Unfortunately that’s not the worst part; compared to the gameplay, Beyond is actually doing quite well in the department of fiction. The reason being that there hardly IS any gameplay. The only things you can do in the game are: Walk around with the left analog stick, trigger smaller or larger cutscenes with the right analog stick, switch to your ghost Aiden with triangle and float around or ‘interact’ with objects (mostly making noise or dropping something), take control of people (with extremely limited options; push a nearby switch, kill others, kill self), touch them or kill them. Some scenes allow Jodie to take out others, but there are no real combat or shooting gameplay mechanics other than pushing one or two on-screen button prompts. There are several blue spheres hidden in the game that unlock bonus content, but other than finding those, the linearity of the ‘game’ is appalling. Then there are the interactive cutscenes in which you have to move the right analog stick in the correct direction, which are easily fulfilled. Even the more ‘open’ environments are illusory decorations around a straight linear road you’ll just have to walk down to reach the next ‘interactive’ cutscene. Quantic dream has intentionally given a false impression of the game by showing off mainly those parts in which there is relatively much to do, such as ‘sneaking around’ or ‘fighting’ (pushing the right analog stick in the right directions). Everything in the game is scripted, determined; the only amount of freedom you get are some story deviations and choosing to walk half a meter to the left instead of to the right.

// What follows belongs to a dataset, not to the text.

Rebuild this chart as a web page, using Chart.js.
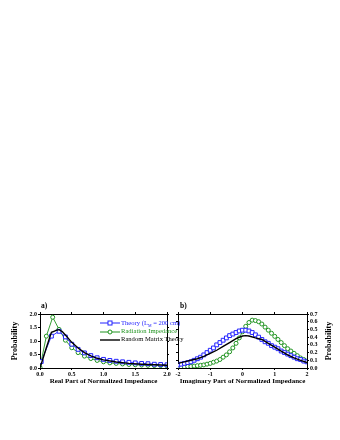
<!DOCTYPE html>
<html>
<head>
<meta charset="utf-8">
<script src="https://cdn.jsdelivr.net/npm/chart.js@4.4.0/dist/chart.umd.min.js"></script>
<style>
html, body { margin: 0; padding: 0; background: #fff; }
#wrap { position: relative; width: 340px; height: 440px; font-family: "Liberation Serif", "Times New Roman", serif; }
canvas { position: absolute; left: 0; top: 0; }
.panel { position: absolute; font-weight: bold; font-size: 7.5px; line-height: 8px; }
#legend { position: absolute; left: 100px; top: 319px; font-size: 6.6px; line-height: 8.2px; white-space: nowrap; }
#legend div { height: 8.2px; }
#legend svg { vertical-align: middle; margin-right: 1px; }
#rtitle { position: absolute; left: 328px; top: 341px; font-weight: bold; font-size: 8px;
  transform: translate(-50%, -50%) rotate(-90deg); white-space: nowrap; }
</style>
</head>
<body>
<div id="wrap">
  <canvas id="ca" width="340" height="440"></canvas>
  <canvas id="cb" width="340" height="440"></canvas>
  <div class="panel" style="left:41px;top:302px;">a)</div>
  <div class="panel" style="left:180px;top:302px;">b)</div>
  <div id="rtitle">Probability</div>
  <div id="legend">
    <div style="color:#2323ff"><svg width="20" height="6"><line x1="0" y1="3" x2="20" y2="3" stroke="#2323ff" stroke-width="1"/><rect x="8" y="1" width="4" height="4" fill="#fff" stroke="#2323ff" stroke-width="1"/></svg>Theory (L<sub style="font-size:4px">M</sub> = 200 cm)</div>
    <div style="color:#1f931f"><svg width="20" height="6"><line x1="0" y1="3" x2="20" y2="3" stroke="#1f931f" stroke-width="1"/><circle cx="10" cy="3" r="2" fill="#fff" stroke="#1f931f" stroke-width="1"/></svg>Radiation Impedance</div>
    <div style="color:#000"><svg width="20" height="6"><line x1="0" y1="3" x2="20" y2="3" stroke="#000" stroke-width="1.4"/></svg>Random Matrix Theory</div>
  </div>
</div>
<script>
// panel a) real part
const aTheoryX = [0.02, 0.18, 0.3, 0.4, 0.5, 0.6, 0.7, 0.8, 0.9, 1.0, 1.1, 1.2, 1.3, 1.4, 1.5, 1.6, 1.7, 1.8, 1.9, 2.0];
const aTheoryY = [0.24, 1.18, 1.36, 1.15, 0.88, 0.69, 0.56, 0.46, 0.38, 0.32, 0.28, 0.25, 0.23, 0.21, 0.19, 0.17, 0.16, 0.14, 0.13, 0.12];
const aRadX = [0.0, 0.1, 0.2, 0.3, 0.4, 0.5, 0.6, 0.7, 0.8, 0.9, 1.0, 1.1, 1.2, 1.3, 1.4, 1.5, 1.6, 1.7, 1.8, 1.9, 2.0];
const aRadY = [0.02, 1.18, 1.88, 1.43, 1.03, 0.75, 0.57, 0.44, 0.35, 0.28, 0.23, 0.19, 0.17, 0.15, 0.13, 0.12, 0.11, 0.1, 0.09, 0.09, 0.08];
const aRmtX = [0.0, 0.02, 0.1, 0.18, 0.22, 0.26, 0.3, 0.35, 0.4, 0.5, 0.6, 0.7, 0.8, 0.9, 1.0, 1.2, 1.4, 1.6, 1.8, 2.0];
const aRmtY = [0.0, 0.15, 0.75, 1.32, 1.36, 1.4, 1.42, 1.35, 1.22, 0.95, 0.74, 0.57, 0.45, 0.36, 0.3, 0.22, 0.17, 0.14, 0.12, 0.1];

// panel b) imaginary part
const bX = [-2.0, -1.9, -1.8, -1.7, -1.6, -1.5, -1.4, -1.3, -1.2, -1.1, -1.0, -0.9, -0.8, -0.7, -0.6, -0.5, -0.4, -0.3, -0.2, -0.1,
  0.0, 0.1, 0.2, 0.3, 0.4, 0.5, 0.6, 0.7, 0.8, 0.9, 1.0, 1.1, 1.2, 1.3, 1.4, 1.5, 1.6, 1.7, 1.8, 1.9, 2.0];
const bTheoryY = [0.04, 0.05, 0.06, 0.07, 0.08, 0.10, 0.12, 0.14, 0.17, 0.20, 0.23, 0.26, 0.30, 0.33, 0.36, 0.39, 0.42, 0.44, 0.46, 0.48,
  0.49, 0.49, 0.48, 0.46, 0.43, 0.40, 0.37, 0.34, 0.32, 0.29, 0.27, 0.25, 0.22, 0.20, 0.18, 0.16, 0.14, 0.12, 0.11, 0.09, 0.08];
const bRadY = [0.01, 0.01, 0.015, 0.02, 0.02, 0.025, 0.03, 0.035, 0.04, 0.05, 0.06, 0.075, 0.09, 0.11, 0.14, 0.17, 0.21, 0.26, 0.32, 0.39,
  0.47, 0.54, 0.59, 0.62, 0.615, 0.6, 0.57, 0.53, 0.49, 0.45, 0.41, 0.37, 0.33, 0.29, 0.25, 0.22, 0.19, 0.16, 0.13, 0.11, 0.09];
const bRmtX = [-2.0, -1.8, -1.6, -1.4, -1.2, -1.0, -0.8, -0.6, -0.4, -0.2, 0.0, 0.1, 0.2, 0.4, 0.6, 0.8, 1.0, 1.2, 1.4, 1.6, 1.8, 2.0];
const bRmtY = [0.06, 0.08, 0.1, 0.12, 0.15, 0.19, 0.23, 0.28, 0.33, 0.38, 0.415, 0.42, 0.415, 0.39, 0.37, 0.32, 0.27, 0.22, 0.17, 0.13, 0.1, 0.07];

const aTicks = [0.0, 0.5, 1.0, 1.5, 2.0];
const bXTicks = [-2, -1, 0, 1, 2];
const bYTicks = [0.0, 0.1, 0.2, 0.3, 0.4, 0.5, 0.6, 0.7];

const BLUE = '#2323ff';
const GREEN = '#1f931f';
const tickFont = { family: 'Liberation Serif', size: 6, weight: 'bold' };
const titleFont = { family: 'Liberation Serif', size: 7, weight: 'bold' };
const yTitleFont = { family: 'Liberation Serif', size: 8, weight: 'bold' };

function pts(xs, ys) {
  return xs.map((x, i) => ({ x: x, y: ys[i] }));
}

function series(rmt, rad, theory) {
  return [
    { data: rmt, showLine: true, borderColor: '#000', borderWidth: 1.4, pointRadius: 0, tension: 0 },
    { data: theory, showLine: true, borderColor: BLUE, borderWidth: 0.9, pointStyle: 'rect', pointRadius: 2.7,
      pointBorderColor: BLUE, pointBackgroundColor: '#fff', pointBorderWidth: 1 },
    { data: rad, showLine: true, borderColor: GREEN, borderWidth: 0.9, pointStyle: 'circle', pointRadius: 2,
      pointBorderColor: GREEN, pointBackgroundColor: '#fff', pointBorderWidth: 1 }
  ];
}

function axis(pos, min, max, ticks, opts) {
  const o = opts || {};
  return {
    type: 'linear', position: pos, min: min, max: max,
    afterBuildTicks: s => { s.ticks = ticks.map(v => ({ value: v })); },
    ticks: { display: !!o.labels, font: tickFont, color: '#000', padding: 1, maxRotation: 0, autoSkip: false,
      callback: o.fmt || (v => v) },
    grid: { drawOnChartArea: false, tickLength: 2, color: '#000', lineWidth: 1 },
    border: { color: '#000', width: 1 },
    title: o.title ? { display: true, text: o.title, font: o.tfont || titleFont, color: '#000', padding: o.tpad } : { display: false },
    afterFit: s => { if (s.isHorizontal()) s.height = o.size; else s.width = o.size; }
  };
}

const common = {
  animation: false, responsive: false, maintainAspectRatio: false,
  plugins: { legend: { display: false }, tooltip: { enabled: false } }
};

// plot areas: a) x 40..167, b) x 178..307, both y 314..368
new Chart(document.getElementById('ca'), {
  type: 'scatter',
  data: { datasets: series(pts(aRmtX, aRmtY), pts(aRadX, aRadY), pts(aTheoryX, aTheoryY)) },
  options: Object.assign({}, common, {
    layout: { padding: { left: 0, top: 314, right: 173, bottom: 54 } },
    scales: {
      x: axis('bottom', 0, 2, aTicks, { labels: true, fmt: v => v.toFixed(1), size: 18,
        title: 'Real Part of Normalized Impedance', tpad: { top: 0, bottom: 1 } }),
      xTop: axis('top', 0, 2, aTicks, { size: 0 }),
      y: axis('left', 0, 2, aTicks, { labels: true, fmt: v => v.toFixed(1), size: 40,
        title: 'Probability', tfont: yTitleFont, tpad: { top: 10, bottom: 0 } }),
      yRight: axis('right', 0, 2, aTicks, { size: 0 })
    }
  })
});

new Chart(document.getElementById('cb'), {
  type: 'scatter',
  data: { datasets: series(pts(bRmtX, bRmtY), pts(bX, bRadY), pts(bX, bTheoryY)) },
  options: Object.assign({}, common, {
    layout: { padding: { left: 178, top: 314, right: 0, bottom: 54 } },
    scales: {
      x: axis('bottom', -2, 2, bXTicks, { labels: true, size: 18,
        title: 'Imaginary Part of Normalized Impedance', tpad: { top: 0, bottom: 1 } }),
      xTop: axis('top', -2, 2, bXTicks, { size: 0 }),
      yLeft: axis('left', 0, 0.7, bYTicks, { size: 0 }),
      y: axis('right', 0, 0.7, bYTicks, { labels: true, fmt: v => v.toFixed(1), size: 33 })
    }
  })
});
</script>
</body>
</html>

Hans Zimmer’s musical score is what you’d expect from the man; he isn’t really capable of creating a bad production, but this time around it sometimes sounds like a recycling of previous work (such as his nonetheless brilliant work for Inception). That’s not necessarily a bad thing – the soundtrack does its work and you don’t pay attention to the sound effects, which is precisely how their immersive function should work.

All in all, Beyond: Two Souls is a rental game that you want to spend one or two days with to watch (or ‘play’). There’s little to do when you’ve seen all the scenes and the gameplay isn’t worth revisiting. The ‘game’ is clearly aimed at a broader audience than just gamers, and the subgenre it creates – an interactive videomovie – isn’t a casual gamer’s cup of tea, or at least not until an absolutely amazing story is told by it.

Birth of the videomovie. Beyond: Two Souls is mostly an interactive cutscene comparable to an enjoyable B-movie.